Exclude the pictures and reproduce the remaining data exactly as written.
BEGIN DATASET CONTENT
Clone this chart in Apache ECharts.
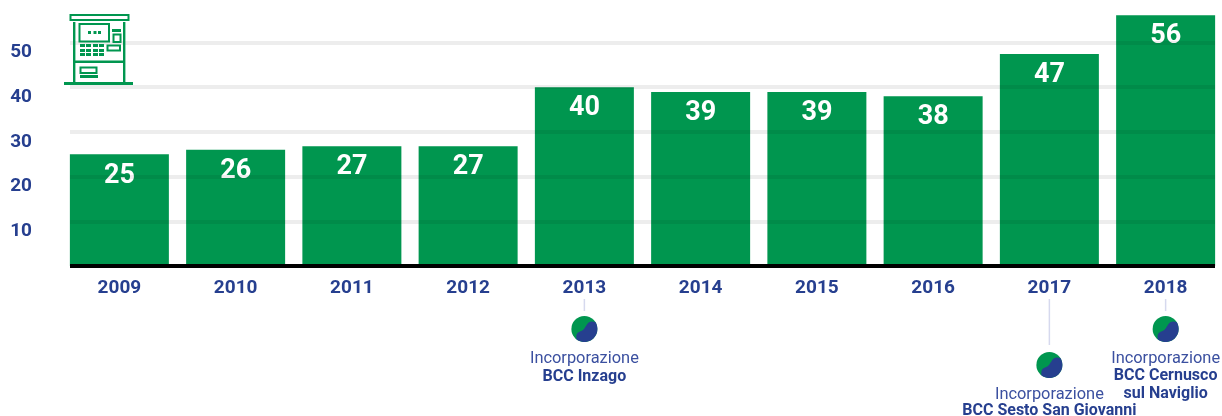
<!DOCTYPE html>
<html><head><meta charset="utf-8">
<script src="https://cdn.jsdelivr.net/npm/echarts@6/dist/echarts.min.js"></script>
<style>html,body{margin:0;padding:0;background:#fff}#c{width:1222px;height:416px}</style>
</head><body><div id="c"></div>
<script>
const years = ['2009','2010','2011','2012','2013','2014','2015','2016','2017','2018'];
const atmCounts = [25,26,27,27,40,39,39,38,47,56];
const barHeights = [25,26,26.8,26.8,40,38.9,38.9,38,47.4,56.1];
const notes = [
  {year:'2013', lines:['Incorporazione','BCC Inzago'], stemEnd:311, cy:329, textY:[359,377]},
  {year:'2017', lines:['Incorporazione','BCC Sesto San Giovanni'], stemEnd:345, cy:365, textY:[395,411]},
  {year:'2018', lines:['Incorporazione','BCC Cernusco','sul Naviglio'], stemEnd:311, cy:329, textY:[359,376,394]}
];
const GREEN='#00964f', BLUE='#263f8f', FONT='Roboto';
const chart = echarts.init(document.getElementById('c'),null,{renderer:'canvas'});
chart.setOption({
  animation:false,
  backgroundColor:'#fff',
  grid:[
    {left:61.25,width:1162.5,top:-2.2,height:268.2,outerBoundsMode:'none'},
    {left:70,width:1145,top:-2.2,height:268.2,outerBoundsMode:'none'}
  ],
  xAxis:[
    {type:'category',gridIndex:0,data:years,axisLine:{show:false},axisTick:{show:false},
     axisLabel:{color:BLUE,fontFamily:FONT,fontWeight:700,fontSize:19,margin:13}},
    {type:'category',gridIndex:1,data:years,offset:2,z:6,axisLine:{show:true,lineStyle:{color:'#000',width:4,cap:'butt'}},
     axisTick:{show:false},axisLabel:{show:false}}
  ],
  yAxis:[
    {type:'value',gridIndex:0,min:0,max:60,interval:10,axisLine:{show:false},axisTick:{show:false},
     axisLabel:{show:false},splitLine:{show:false}},
    {type:'value',gridIndex:1,min:0,max:60,interval:10,z:5,axisLine:{show:false},axisTick:{show:false},
     axisLabel:{color:BLUE,fontFamily:FONT,fontWeight:700,fontSize:19,margin:38,verticalAlign:'top',lineHeight:20,showMinLabel:false,showMaxLabel:false},
     splitLine:{show:true,lineStyle:{color:'rgba(0,0,0,0.07)',width:4}}}
  ],
  series:[{
    type:'bar',xAxisIndex:0,yAxisIndex:0,barWidth:99,z:2,
    data:barHeights.map((h,i)=>({value:h,label:{formatter:String(atmCounts[i])}})),
    itemStyle:{color:GREEN},
    label:{show:true,position:'insideTop',distance:8,color:'#fff',fontFamily:FONT,fontWeight:700,fontSize:27}
  }]
});
const els=[];
function R(x,y,w,h){els.push({type:'rect',z:10,shape:{x,y,width:w,height:h},style:{fill:GREEN}});}
function S(x,y,w,h){els.push({type:'rect',z:10,shape:{x,y,width:w,height:h},style:{fill:'none',stroke:GREEN,lineWidth:2}});}
// ATM icon
S(70.5,15,58,5); R(73,22,2.4,60); R(123,22,2.4,60); R(64,82,69,3);
S(79.5,24,29.5,17.5); R(88,31,3,3); R(93.5,31,3,3); R(98,31,3,3);
R(112,29,9,3); S(113.5,34.5,7,7.5); S(107.5,45.5,12.5,5);
[44,49,53].forEach(y=>[80,86,93,99].forEach(x=>R(x,y,5,3)));
R(75,60.5,48,2.4); S(80.5,67.5,16,5.5); R(80,75,18,3);
// logo: blue part outlined by an S curve and the outer rim
function cubic(p,steps){const o=[];for(let k=0;k<=steps;k++){const t=k/steps,u=1-t;
  o.push([u*u*u*p[0][0]+3*u*u*t*p[1][0]+3*u*t*t*p[2][0]+t*t*t*p[3][0],
          u*u*u*p[0][1]+3*u*u*t*p[1][1]+3*u*t*t*p[2][1]+t*t*t*p[3][1]]);}return o;}
const rimA=Math.atan2(-7,11), rimB=Math.atan2(10.2,-8);
const rim=[];for(let k=0;k<=40;k++){const a=rimA+(rimB-rimA)*k/40;rim.push([13*Math.cos(a),13*Math.sin(a)]);}
const logoBlue=rim.concat(
  cubic([[-8,10.2],[-9,1],[-3,4],[0,-0.5]],14),
  cubic([[0,-0.5],[3,-5],[4,-9],[11,-7]],14));
// merger notes
notes.forEach(n=>{
  const x=chart.convertToPixel({xAxisIndex:0},n.year);
  els.push({type:'line',z:10,shape:{x1:x,y1:299,x2:x,y2:n.stemEnd},style:{stroke:'#d6d9ee',lineWidth:1.5}});
  els.push({type:'circle',z:10,x,y:n.cy,shape:{cx:0,cy:0,r:13},style:{fill:GREEN}});
  els.push({type:'polygon',z:11,x,y:n.cy,shape:{points:logoBlue},style:{fill:BLUE}});
  n.lines.forEach((t,i)=>els.push({type:'text',z:10,x,y:n.textY[i],style:{text:t,fill:i===0?'#3b50a0':BLUE,
    font:(i===0?'400 16.4px ':'700 16px ')+FONT,align:'center',verticalAlign:'middle'}}));
});
chart.setOption({graphic:{elements:els}});
</script></body></html>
END DATASET CONTENT
THE ANSWER:
Clone this chart in Apache ECharts.
<!DOCTYPE html>
<html><head><meta charset="utf-8">
<script src="https://cdn.jsdelivr.net/npm/echarts@6/dist/echarts.min.js"></script>
<style>html,body{margin:0;padding:0;background:#fff}#c{width:1222px;height:416px}</style>
</head><body><div id="c"></div>
<script>
const years = ['2009','2010','2011','2012','2013','2014','2015','2016','2017','2018'];
const atmCounts = [25,26,27,27,40,39,39,38,47,56];
const barHeights = [25,26,26.8,26.8,40,38.9,38.9,38,47.4,56.1];
const notes = [
  {year:'2013', lines:['Incorporazione','BCC Inzago'], stemEnd:311, cy:329, textY:[359,377]},
  {year:'2017', lines:['Incorporazione','BCC Sesto San Giovanni'], stemEnd:345, cy:365, textY:[395,411]},
  {year:'2018', lines:['Incorporazione','BCC Cernusco','sul Naviglio'], stemEnd:311, cy:329, textY:[359,376,394]}
];
const GREEN='#00964f', BLUE='#263f8f', FONT='Roboto';
const chart = echarts.init(document.getElementById('c'),null,{renderer:'canvas'});
chart.setOption({
  animation:false,
  backgroundColor:'#fff',
  grid:[
    {left:61.25,width:1162.5,top:-2.2,height:268.2,outerBoundsMode:'none'},
    {left:70,width:1145,top:-2.2,height:268.2,outerBoundsMode:'none'}
  ],
  xAxis:[
    {type:'category',gridIndex:0,data:years,axisLine:{show:false},axisTick:{show:false},
     axisLabel:{color:BLUE,fontFamily:FONT,fontWeight:700,fontSize:19,margin:13}},
    {type:'category',gridIndex:1,data:years,offset:2,z:6,axisLine:{show:true,lineStyle:{color:'#000',width:4,cap:'butt'}},
     axisTick:{show:false},axisLabel:{show:false}}
  ],
  yAxis:[
    {type:'value',gridIndex:0,min:0,max:60,interval:10,axisLine:{show:false},axisTick:{show:false},
     axisLabel:{show:false},splitLine:{show:false}},
    {type:'value',gridIndex:1,min:0,max:60,interval:10,z:5,axisLine:{show:false},axisTick:{show:false},
     axisLabel:{color:BLUE,fontFamily:FONT,fontWeight:700,fontSize:19,margin:38,verticalAlign:'top',lineHeight:20,showMinLabel:false,showMaxLabel:false},
     splitLine:{show:true,lineStyle:{color:'rgba(0,0,0,0.07)',width:4}}}
  ],
  series:[{
    type:'bar',xAxisIndex:0,yAxisIndex:0,barWidth:99,z:2,
    data:barHeights.map((h,i)=>({value:h,label:{formatter:String(atmCounts[i])}})),
    itemStyle:{color:GREEN},
    label:{show:true,position:'insideTop',distance:8,color:'#fff',fontFamily:FONT,fontWeight:700,fontSize:27}
  }]
});
const els=[];
function R(x,y,w,h){els.push({type:'rect',z:10,shape:{x,y,width:w,height:h},style:{fill:GREEN}});}
function S(x,y,w,h){els.push({type:'rect',z:10,shape:{x,y,width:w,height:h},style:{fill:'none',stroke:GREEN,lineWidth:2}});}
// ATM icon
S(70.5,15,58,5); R(73,22,2.4,60); R(123,22,2.4,60); R(64,82,69,3);
S(79.5,24,29.5,17.5); R(88,31,3,3); R(93.5,31,3,3); R(98,31,3,3);
R(112,29,9,3); S(113.5,34.5,7,7.5); S(107.5,45.5,12.5,5);
[44,49,53].forEach(y=>[80,86,93,99].forEach(x=>R(x,y,5,3)));
R(75,60.5,48,2.4); S(80.5,67.5,16,5.5); R(80,75,18,3);
// logo: blue part outlined by an S curve and the outer rim
function cubic(p,steps){const o=[];for(let k=0;k<=steps;k++){const t=k/steps,u=1-t;
  o.push([u*u*u*p[0][0]+3*u*u*t*p[1][0]+3*u*t*t*p[2][0]+t*t*t*p[3][0],
          u*u*u*p[0][1]+3*u*u*t*p[1][1]+3*u*t*t*p[2][1]+t*t*t*p[3][1]]);}return o;}
const rimA=Math.atan2(-7,11), rimB=Math.atan2(10.2,-8);
const rim=[];for(let k=0;k<=40;k++){const a=rimA+(rimB-rimA)*k/40;rim.push([13*Math.cos(a),13*Math.sin(a)]);}
const logoBlue=rim.concat(
  cubic([[-8,10.2],[-9,1],[-3,4],[0,-0.5]],14),
  cubic([[0,-0.5],[3,-5],[4,-9],[11,-7]],14));
// merger notes
notes.forEach(n=>{
  const x=chart.convertToPixel({xAxisIndex:0},n.year);
  els.push({type:'line',z:10,shape:{x1:x,y1:299,x2:x,y2:n.stemEnd},style:{stroke:'#d6d9ee',lineWidth:1.5}});
  els.push({type:'circle',z:10,x,y:n.cy,shape:{cx:0,cy:0,r:13},style:{fill:GREEN}});
  els.push({type:'polygon',z:11,x,y:n.cy,shape:{points:logoBlue},style:{fill:BLUE}});
  n.lines.forEach((t,i)=>els.push({type:'text',z:10,x,y:n.textY[i],style:{text:t,fill:i===0?'#3b50a0':BLUE,
    font:(i===0?'400 16.4px ':'700 16px ')+FONT,align:'center',verticalAlign:'middle'}}));
});
chart.setOption({graphic:{elements:els}});
</script></body></html>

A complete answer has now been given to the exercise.